Merchandise margins dipped to 29.0 percent during Delek's latest quarter, compared to 30.1 percent in 2010's third quarter.
On a positive note, same-store merchandise sales at Delek's retail locations increased 2.4 percent compared to last year -- the company's ninth consecutive increase. Same-store foodservice sales improved by 18.8 percent, which the company attributed to its enhanced concentration on fresh food quick-service restaurant concepts in about 20 percent of its store base.
Also improving during Delek's latest quarter was same-store sales of private label products, which increased by 30 percent compared to 2010's third quarter. According to Delek, private label products now account for 4 percent of the company's total merchandise sales.
Delek's c-stores sold 106.5 million gallons of fuel during its latest quarter, compared to 108.2 million gallons last year. Fuel margins were 18.8 cents per gallon, compared to 19.6 cents per gallon during the third quarter of 2010. "We implemented a more aggressive approach to selling fuel gallons," Cox said during this morning's conference call.

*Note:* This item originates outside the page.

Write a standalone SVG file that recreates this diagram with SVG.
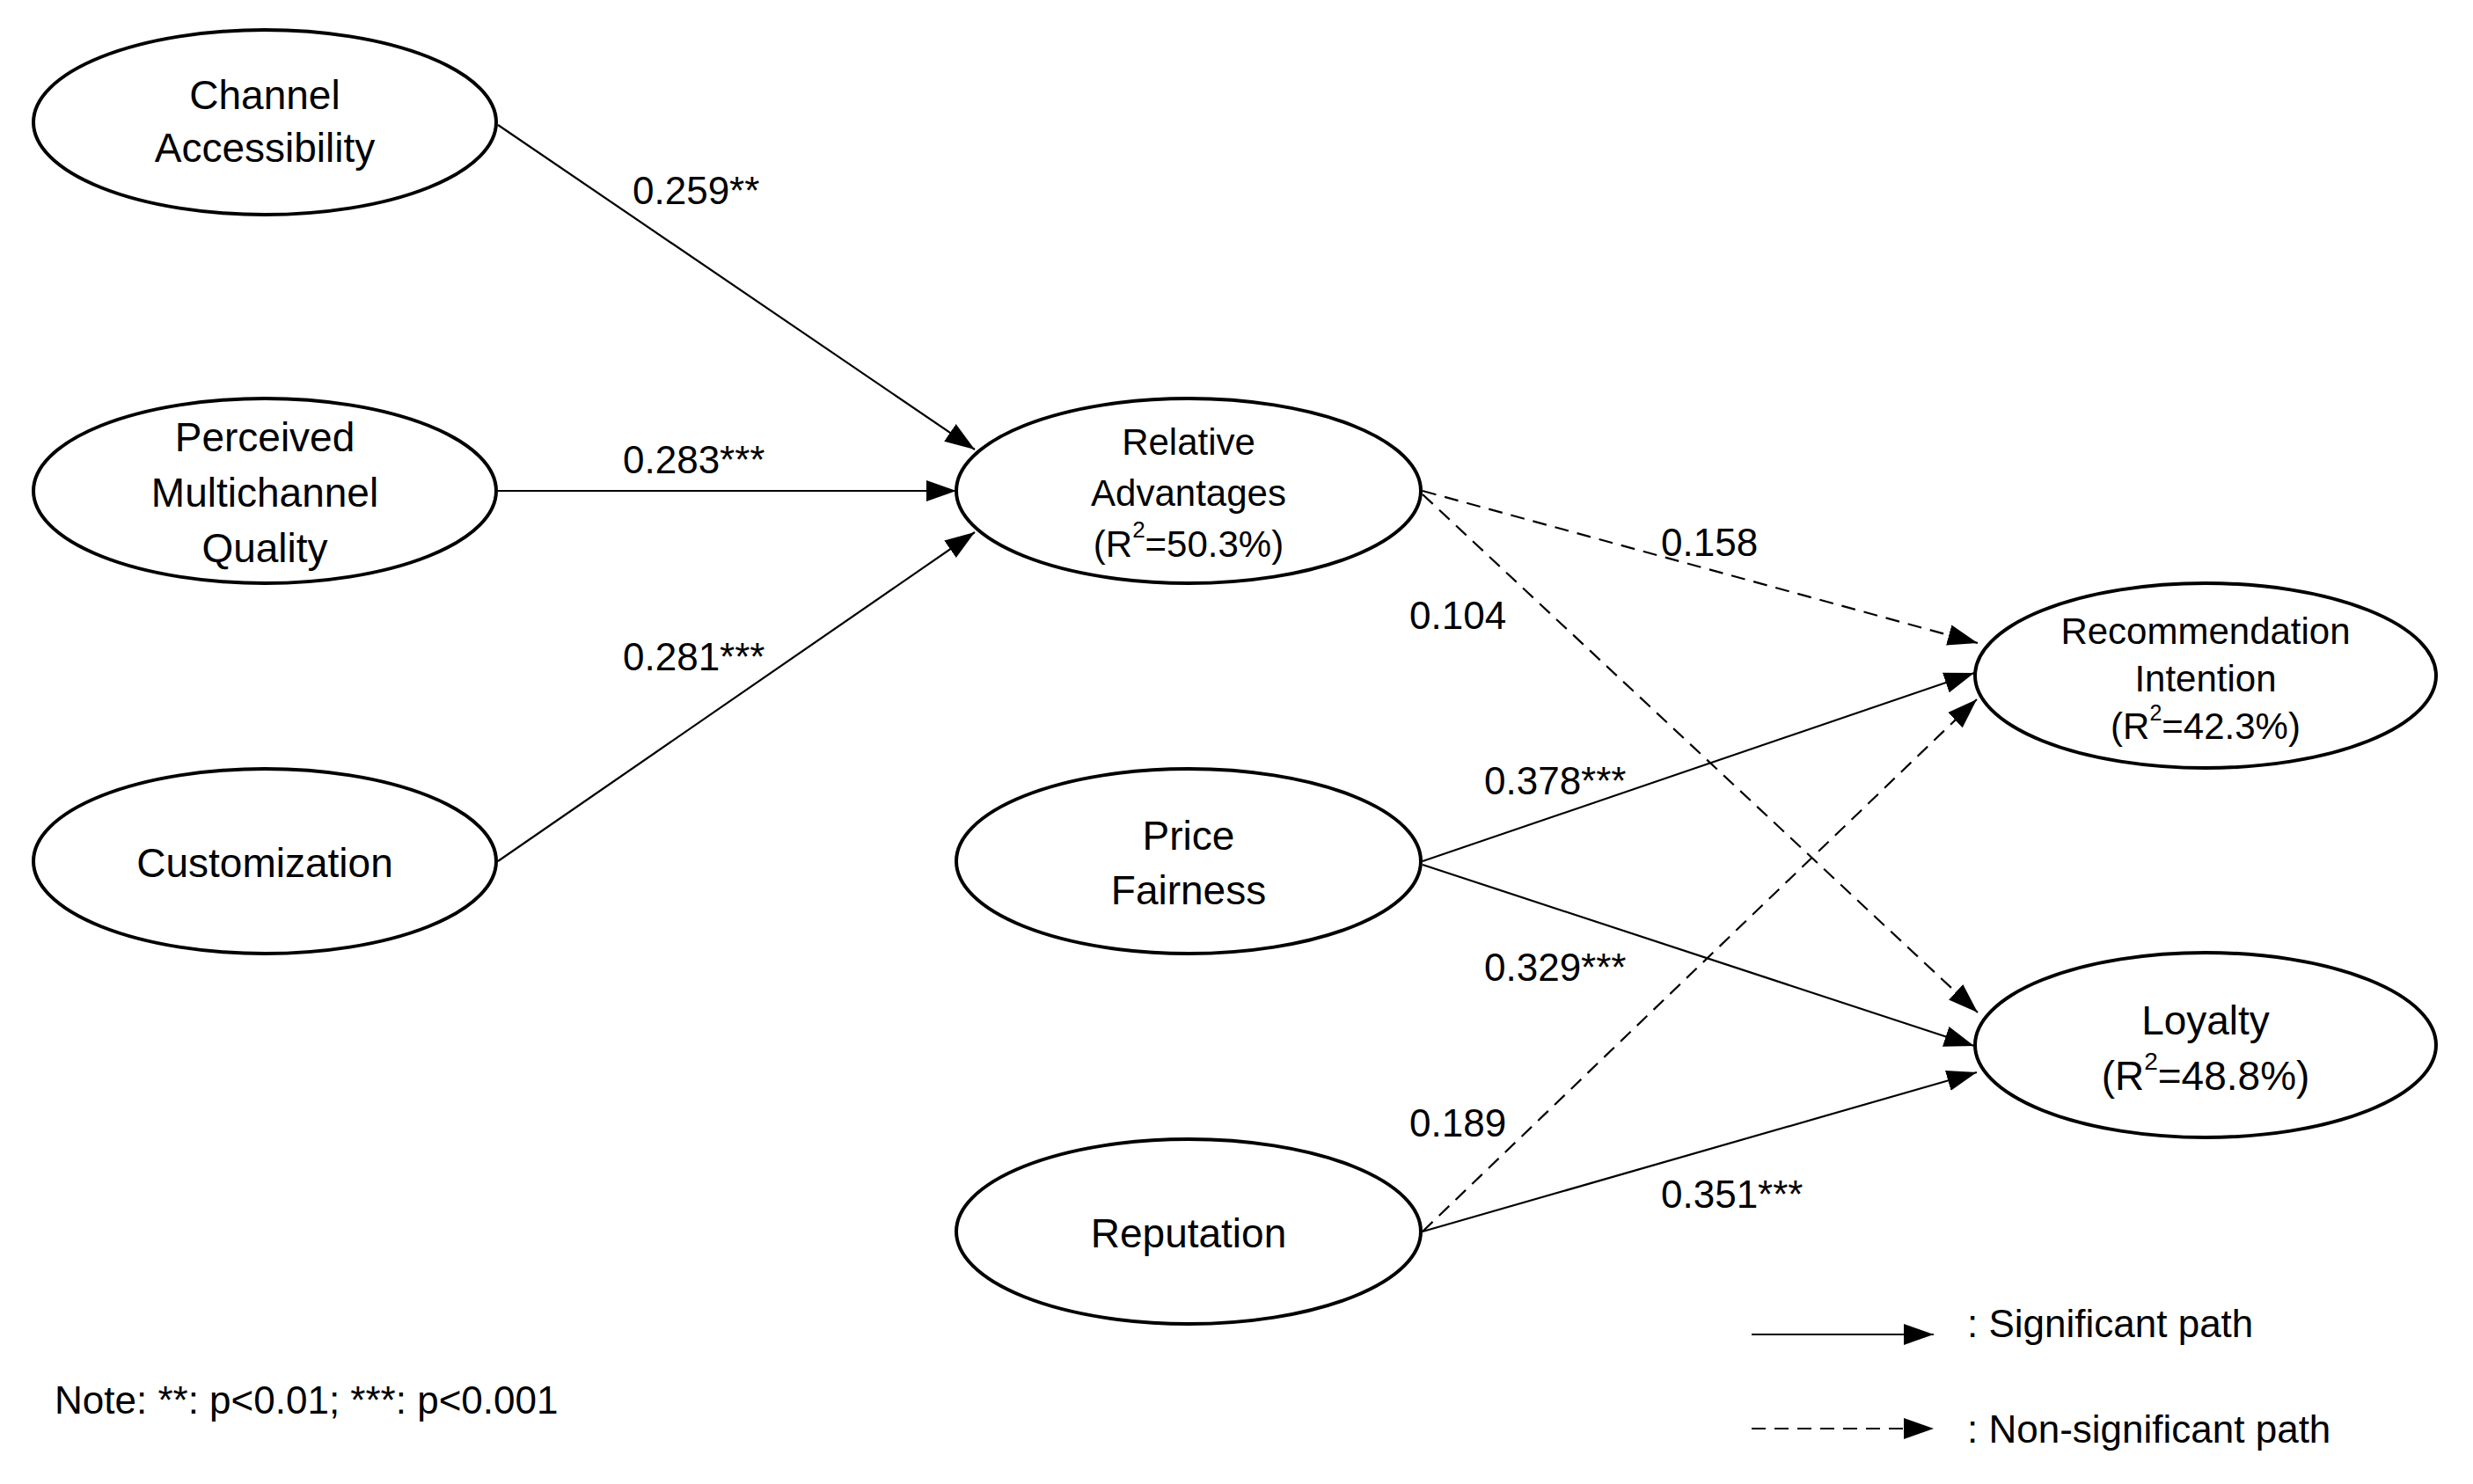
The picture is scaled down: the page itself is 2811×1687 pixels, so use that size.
<svg xmlns="http://www.w3.org/2000/svg" width="2811" height="1687" viewBox="0 0 2811 1687">
<defs>
<marker id="ah" viewBox="0 0 10 10" refX="10" refY="5" markerWidth="34" markerHeight="34" markerUnits="userSpaceOnUse" orient="auto"><path d="M0,1.5 L10,5 L0,8.5 z" fill="#000"/></marker>
<style>
ellipse{fill:#fff;stroke:#000;stroke-width:4}
text{font-family:"Liberation Sans",Arial,sans-serif;fill:#000;text-anchor:middle;dominant-baseline:central}
.n{font-size:46px}
.s{font-size:42px}
.l{font-size:44px;text-anchor:start}
.c line{stroke:#000;stroke-width:2.2;marker-end:url(#ah)}
.c line.d{stroke-dasharray:16 10}
</style>
</defs>
<rect width="2811" height="1687" fill="#fff"/>
<g class="c" id="connectors">
<line x1="566" y1="142" x2="1108" y2="511"/>
<line x1="566" y1="558" x2="1087" y2="558"/>
<line x1="566" y1="979" x2="1108" y2="605"/>
<line class="d" x1="1617" y1="558" x2="2248" y2="731"/>
<line class="d" x1="1617" y1="562" x2="2248" y2="1151"/>
<line x1="1617" y1="979" x2="2244" y2="765"/>
<line x1="1617" y1="983" x2="2244" y2="1189"/>
<line class="d" x1="1617" y1="1400" x2="2247" y2="795"/>
<line x1="1617" y1="1400" x2="2247" y2="1219"/>
<line x1="1991" y1="1517" x2="2198" y2="1517"/>
<line class="d" x1="1991" y1="1624" x2="2198" y2="1624"/>
</g>
<g id="ca"><ellipse cx="301" cy="139" rx="263" ry="105"/><text class="n" x="301" y="108">Channel</text><text class="n" x="301" y="168">Accessibility</text></g>
<g id="pmq"><ellipse cx="301" cy="558" rx="263" ry="105"/><text class="n" x="301" y="497">Perceived</text><text class="n" x="301" y="560">Multichannel</text><text class="n" x="301" y="623">Quality</text></g>
<g id="cu"><ellipse cx="301" cy="979" rx="263" ry="105"/><text class="n" x="301" y="981">Customization</text></g>
<g id="ra"><ellipse cx="1351" cy="558" rx="264" ry="105"/><text class="s" x="1351" y="502">Relative</text><text class="s" x="1351" y="560">Advantages</text><text class="s" x="1351" y="618">(R<tspan font-size="26" dy="-16">2</tspan><tspan dy="16">=50.3%)</tspan></text></g>
<g id="pf"><ellipse cx="1351" cy="979" rx="264" ry="105"/><text class="n" x="1351" y="950">Price</text><text class="n" x="1351" y="1012">Fairness</text></g>
<g id="rep"><ellipse cx="1351" cy="1400" rx="264" ry="105"/><text class="n" x="1351" y="1402">Reputation</text></g>
<g id="ri"><ellipse cx="2507" cy="768" rx="262" ry="105"/><text class="s" x="2507" y="717" font-size="40">Recommendation</text><text class="s" x="2507" y="771" font-size="40">Intention</text><text class="s" x="2507" y="825" font-size="40">(R<tspan font-size="25" dy="-15">2</tspan><tspan dy="15">=42.3%)</tspan></text></g>
<g id="lo"><ellipse cx="2507" cy="1188" rx="262" ry="105"/><text class="n" x="2507" y="1160">Loyalty</text><text class="n" x="2507" y="1223">(R<tspan font-size="28" dy="-17">2</tspan><tspan dy="17">=48.8%)</tspan></text></g>
<g id="labels">
<text class="l" x="719" y="216">0.259**</text>
<text class="l" x="708" y="522">0.283***</text>
<text class="l" x="708" y="746">0.281***</text>
<text class="l" x="1888" y="616">0.158</text>
<text class="l" x="1602" y="699">0.104</text>
<text class="l" x="1687" y="887">0.378***</text>
<text class="l" x="1687" y="1099">0.329***</text>
<text class="l" x="1602" y="1276">0.189</text>
<text class="l" x="1888" y="1357">0.351***</text>
<text class="l" x="2236" y="1504" font-size="40">: Significant path</text>
<text class="l" x="2236" y="1624" font-size="40">: Non-significant path</text>
<text class="l" x="62" y="1591" font-size="38">Note: **: p&lt;0.01; ***: p&lt;0.001</text>
</g>
</svg>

Delek trimmed its store count compared to a year ago. During last year's third quarter, the energy company operated 420 stores. It now operates 384 locations.
As a whole, Delek US' earnings increased dramatically compared to last year. The company earned a record $92.5 million for its latest quarter ending Sept. 30, compared to a loss of $9.9 million during last year's third quarter. According to Noel Ryan, director of investor relations, the company's refining segment can be thanked for 90 percent of that earnings increase.
"Our performance this year has been outstanding," Yemin said during the conference call. "We feel our balance sheet is very strong."